In April 2003, Tice sent an e-mail to the DIA agent handling his suspicions about a co-worker being a Chinese spy. He was prompted to do so by a news report about two FBI agents who were arrested for giving classified information to a Chinese double agent.

"At the time, I sent an e-mail to Mr. James (the person at DIA handling his complaint) questioning the competence of counterintelligence at FBI," Tice wrote in a document submitted to the Inspector General. In the e-mail, he mentioned that he suspected that he was the subject of electronic monitoring.

Shortly after sending the e-mail, an NSA security officer ordered him to report for "a psychological evaluation" even though he had just gone through one nine months earlier. Tice believes James called NSA to ask them "to go after him" on their behalf.

When Tice called Mr. James to confront him about calling the NSA security official, he told Tice that "there was reason to be concerned" about his suspicion about his former co-worker.

The Defense Department psychologist concluded that Tice suffered from psychotic paranoia, according to Tice.,/blockquote>

Posted by Orrin Judd at January 5, 2006 4:07 PM
Comments

I was just reading on another blog that Tice stalked the employee he suspected of being a spy and misusing his security clearance.
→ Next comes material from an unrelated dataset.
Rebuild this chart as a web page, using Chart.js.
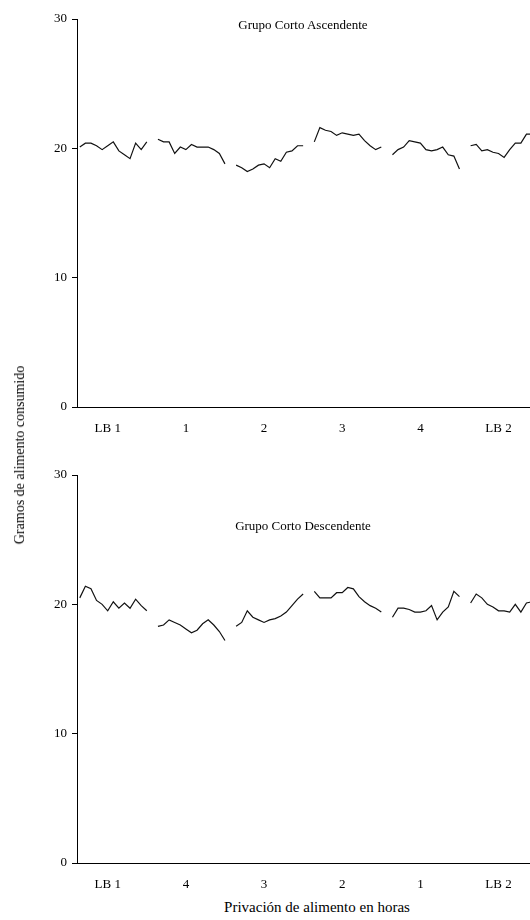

Posted by: Sandy P at January 5, 2006 4:37 PM

This is the credible source that Risen and the Times used to damage national security? A certified nut who is delusional? If this is the case, and Risen and the Times knowingly pursued this story ignoring his state of mental health, then the Justice Department needs to make their lives living hell.

Posted by: mike at January 5, 2006 4:46 PM

It's unfortunate, but whistle blowers tend to be nuts.

Posted by: David Cohen at January 5, 2006 5:08 PM

I don't know if the guy's nuts or not, but learning he was nominated for an award for his work on Iraq I suppose one thing I'd want to know is if this work was pre-Gulf War I or II before I make up my mind about his ability to discern reality.